1. Combines the user prompt with README text.
2. Calls `ollama.chat.completions.create` with system and user prompts.
3. Displays the summary in Markdown under the repository name.


In [None]:
def summarize_readme(readme_text: str, repo_name: str):
    user_prompt = user_prompt_prefix + "\n\n" + readme_text

    response = ollama.chat.completions.create(
        model=clientModel,
        messages=[
            {"role": "system", "content": system_prompt},
            {"role": "user", "content": user_prompt}
        ]
    )

    # extract the assistant response content
    summary = response.choices[0].message.content

    display_summary(f"### {repo_name}\n{summary}")

### Load a list of GitHub repository URLs from `repos.txt`.

For each URL:
* Extract owner/repo.
* Fetch README.
* Generate and display summary.

In [None]:
# Read repo URLs from repos.txt
with open("repos.txt", "r") as f:
    repo_urls = [line.strip() for line in f if line.strip() and not line.startswith("#")]
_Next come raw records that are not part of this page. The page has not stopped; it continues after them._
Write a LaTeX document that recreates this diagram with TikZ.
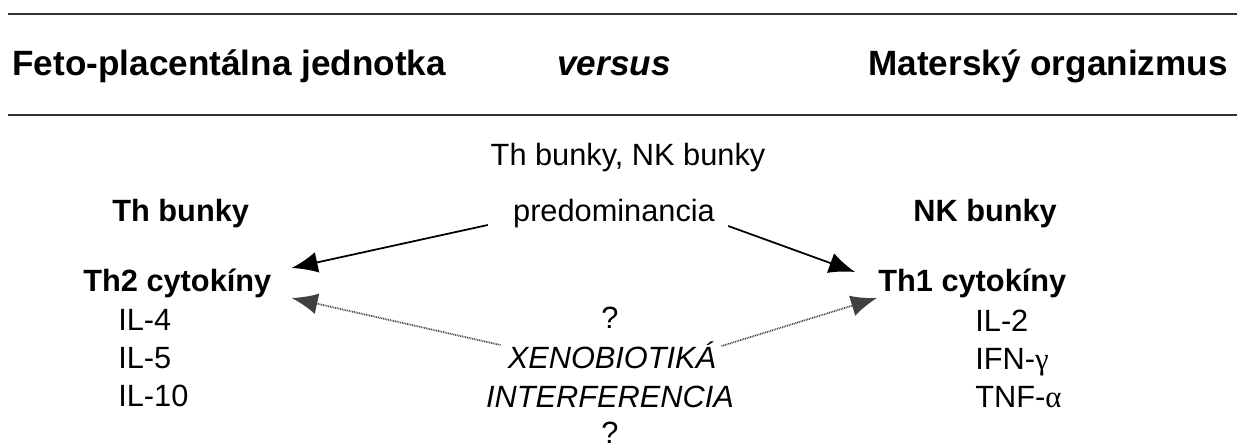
\documentclass[tikz,border=0pt]{standalone}
\usepackage{fontspec}
\setmainfont{Liberation Sans}
\newfontfamily\symgreek{Liberation Serif}
\usetikzlibrary{positioning,arrows.meta,calc}
\tikzset{
  head/.style={font=\fontsize{20}{24}\selectfont\bfseries,inner sep=0pt},
  title/.style={font=\fontsize{17.5}{21}\selectfont\bfseries,inner sep=0pt},
  plain/.style={font=\fontsize{17.5}{21}\selectfont,inner sep=0pt},
  xeno/.style={font=\fontsize{17.5}{21}\selectfont\itshape,inner sep=0pt},
  rule/.style={draw=black!80,line width=1.1pt},
  flow/.style={-{Latex[length=5.2mm,width=4.2mm]},line width=1pt},
  dotflow/.style={-{Latex[length=5.2mm,width=4.2mm]},draw=black!75,line width=1pt,dash pattern=on 0.5pt off 0.5pt}}

\begin{document}
\begin{tikzpicture}[x=0.02cm,y=-0.02cm]
  \useasboundingbox (0,0) rectangle (1237,448);
  % header between two rules
  \draw[rule] (8,14) -- (1237,14);
  \draw[rule] (8,115) -- (1237,115);
  \node[head,anchor=base west] (feto) at (12,76) {Feto-placentálna jednotka};
  \node[head,anchor=base] (vs) at (614,76) {\itshape versus};
  \node[head,anchor=base east] (mat) at (1228,76) {Materský organizmus};
  % cells
  \node[plain,anchor=base] (cells) at (628,166) {Th bunky, NK bunky};
  \node[title,anchor=base west] (th) at (112,222) {Th bunky};
  \node[plain,anchor=base] (pred) at (614,222) {predominancia};
  \node[title,anchor=base west] (nk) at (913,222) {NK bunky};
  % cytokines
  \node[title,anchor=base west] (th2) at (83,292) {Th2 cytokíny};
  \node[title,anchor=base west] (th1) at (878,292) {Th1 cytokíny};
  \foreach \t [count=\i] in {IL-4,IL-5,IL-10}
    \node[plain,anchor=base west] (l\i) at (118,293+38*\i) {\t};
  \foreach \t [count=\i] in {IL-2,{IFN-{\symgreek γ}},{TNF-{\symgreek α}}}
    \node[plain,anchor=base west] (r\i) at (975,294+38*\i) {\t};
  % xenobiotics
  \node[plain,anchor=base] (q1) at (610,329) {?};
  \node[xeno,anchor=base] (xeno) at (612,369) {XENOBIOTIKÁ};
  \node[xeno,anchor=base] (intf) at (610,408) {INTERFERENCIA};
  \node[plain,anchor=base] (q2) at (610,444) {?};
  % arrows
  \draw[flow] ($(pred.base west)+(-25,3)$) -- ($(th2.base east)+(20,-24)$);
  \draw[flow] ($(pred.base east)+(13,4)$) -- ($(th1.base west)+(-23,-20)$);
  \draw[dotflow] ($(xeno.base west)+(-7,-24)$) -- ($(th2.base east)+(20,6)$);
  \draw[dotflow] ($(xeno.base east)+(5,-23)$) -- ($(th1.base west)+(-1,6)$);
\end{tikzpicture}
\end{document}
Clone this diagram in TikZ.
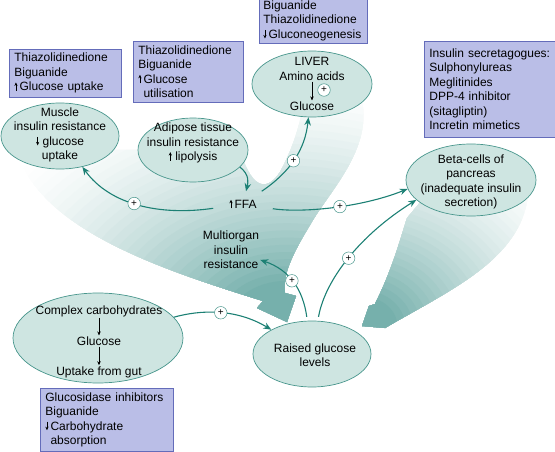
\documentclass[tikz,border=0pt]{standalone}
\usepackage{fontspec}
\setmainfont{Liberation Sans}
\usetikzlibrary{arrows.meta,shapes.geometric}
\hyphenpenalty=10000

\definecolor{organfill}{RGB}{206,229,225}
\definecolor{organline}{RGB}{72,150,140}
\definecolor{flow}{RGB}{28,128,116}
\definecolor{drugfill}{RGB}{186,190,231}
\definecolor{drugline}{RGB}{100,108,186}
\definecolor{band}{RGB}{118,176,172}

\newcommand{\uptick}{\tikz[baseline=0pt,x=1pt,y=1pt]\draw[-{Stealth[length=3.5pt,width=3.2pt]},line width=0.6pt] (0,0) -- (0,8.5);}
\newcommand{\downtick}{\tikz[baseline=0pt,x=1pt,y=1pt]\draw[-{Stealth[length=3.5pt,width=3.2pt]},line width=0.6pt] (0,8.5) -- (0,0);}

\begin{document}
\begin{tikzpicture}[x=1pt, y=-1pt,
	organ/.style={ellipse, draw=organline, fill=organfill, line width=0.7pt},
	drug/.style={rectangle, draw=drugline, fill=drugfill, line width=0.7pt, anchor=north west, align=left, inner xsep=5pt, inner ysep=0pt, font=\fontsize{12}{14.5}\selectfont},
	txt/.style={align=center, inner sep=1pt, font=\fontsize{12}{14.5}\selectfont},
	flowline/.style={draw=flow, line width=1.1pt, -{Stealth[length=8pt,width=6.5pt]}},
	plus/.style={circle, draw=organline, fill=white, line width=0.5pt, inner sep=0pt, minimum size=12.5pt, font=\fontsize{10}{10}\selectfont},
	small/.style={-{Stealth[length=4pt,width=3.5pt]}, line width=0.6pt}]

	\useasboundingbox (0,0) rectangle (555,452);

	% shaded bands, darkest at the tips
	\begin{scope}
		\clip (20,150) -- (240,150) .. controls (250,185) and (265,195) .. (280,172) .. controls (292,150) and (298,130) .. (302,112) -- (362,100) .. controls (372,150) and (330,190) .. (310,225) .. controls (290,258) and (283,275) .. (285,293) -- (296,296) -- (287,322) -- (257,308) -- (263,301) .. controls (170,272) and (55,235) .. (22,165) -- cycle;
		\foreach \i in {0,...,29} {
			\pgfmathsetmacro{\rad}{250-\i*7.2}
			\pgfmathsetmacro{\amt}{100*(\i/29)*sqrt(\i/29)}
			\fill[band!\amt!white] (287,322) ellipse ({1.4*\rad} and \rad);
		}
	\end{scope}
	\begin{scope}
		\clip (422,200) -- (528,196) .. controls (520,260) and (450,290) .. (385,328) -- (362,326) -- (369,306) -- (375,304) .. controls (392,270) and (400,240) .. (407,218) -- cycle;
		\foreach \i in {0,...,29} {
			\pgfmathsetmacro{\rad}{215-\i*6.4}
			\pgfmathsetmacro{\amt}{100*(\i/29)*sqrt(\i/29)}
			\fill[band!\amt!white] (362,326) ellipse ({1.2*\rad} and \rad);
		}
	\end{scope}

	% organs
	\node[organ, minimum width=118pt, minimum height=66pt] (muscle) at (60,136) {};
	\node[organ, minimum width=110pt, minimum height=64pt] (adipose) at (193,150) {};
	\node[organ, minimum width=120pt, minimum height=66pt] (liver) at (312,84) {};
	\node[organ, minimum width=130pt, minimum height=72pt] (beta) at (471,180) {};
	\node[organ, minimum width=170pt, minimum height=90pt] (complex) at (98,338) {};
	\node[organ, minimum width=118pt, minimum height=66pt] (raised) at (312,354) {};

	\node[txt] (musclet) at (60,135) {Muscle\\insulin resistance\\\downtick\ glucose\\uptake};
	\node[txt] (adiposet) at (193,143) {Adipose tissue\\insulin resistance\\\uptick\ lipolysis};
	\node[txt] (livert) at (312,61) {LIVER};
	\node[txt] (amino) at (312,76) {Amino acids};
	\node[txt] (liverg) at (312,106) {Glucose};
	\node[plus] (pamino) at (324,90) {+};
	\draw[small] (amino) -- (liverg);
	\node[txt] (betat) at (471,182) {Beta-cells of\\pancreas\\(inadequate insulin\\secretion)};
	\node[txt] (carbs) at (99,311) {Complex carbohydrates};
	\node[txt] (cglucose) at (99,341) {Glucose};
	\node[txt] (gut) at (99,372) {Uptake from gut};
	\draw[small] (carbs) -- (cglucose);
	\draw[small] (cglucose) -- (gut);
	\node[txt] (raisedt) at (315,355) {Raised glucose\\levels};
	\node[txt, inner xsep=16pt, inner ysep=8pt] (ffa) at (243,204) {\uptick\,FFA};
	\node[txt] (multi) at (231,250) {Multiorgan\\insulin\\resistance};

	% drugs
	\node[drug, text width=102pt, minimum height=48pt] (musclebox) at (9,49) {Thiazolidinedione\\Biguanide\\\uptick\,Glucose uptake};
	\node[drug, text width=100pt, minimum height=61pt] (adiposebox) at (133,41) {Thiazolidinedione\\Biguanide\\\uptick\,Glucose\\\phantom{\uptick\,}utilisation};
	\node[drug, inner xsep=4pt, text width=100pt, minimum height=45pt] (liverbox) at (259,-2) {Biguanide\\Thiazolidinedione\\\downtick\,Gluconeogenesis};
	\node[drug, text width=121pt, minimum height=96pt] (betabox) at (424,41) {Insulin~secretagogues:\\Sulphonylureas\\Meglitinides\\DPP-4 inhibitor\\(sitagliptin)\\Incretin mimetics};
	\node[drug, text width=123pt, minimum height=63pt] (complexbox) at (40,388) {Glucosidase inhibitors\\Biguanide\\\downtick\,Carbohydrate\\\phantom{\downtick\,}absorption};

	% arrows
	\draw[flowline] (ffa) .. controls (160,216) and (110,205) .. (muscle) node[plus, pos=0.53] (pmuscle) {+};
	\draw[flowline] (adipose.340) .. controls (250,175) and (248,183) .. (ffa);
	\draw[flowline] (ffa) .. controls (290,172) and (305,150) .. (liver) node[plus, pos=0.48] (pliver) {+};
	\draw[flowline] (ffa) .. controls (300,213) and (360,208) .. (beta.188) node[plus, pos=0.55] (pbeta) {+};
	\draw[flowline, shorten <=4pt] (raised) .. controls (325,280) and (360,235) .. (beta.200) node[plus, pos=0.5] (praised) {+};
	\draw[flowline, shorten <=4pt] (raised) .. controls (303,290) and (290,270) .. (multi) node[plus, pos=0.53] (pmulti) {+};
	\draw[flowline] (complex) .. controls (200,310) and (235,308) .. (raised) node[plus, pos=0.52] (pcomplex) {+};
\end{tikzpicture}
\end{document}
# Fetch and summarize each README
for repo_url in repo_urls:
    try:
        owner, repo = extract_repo_parts(repo_url)
        readme_text = fetch_readme(owner, repo)
        repo_name = f"{owner}/{repo}"
        summarize_readme(readme_text, repo_name)
    except Exception as e:
        display_summary(f"**Error fetching {repo_url}: {e}**")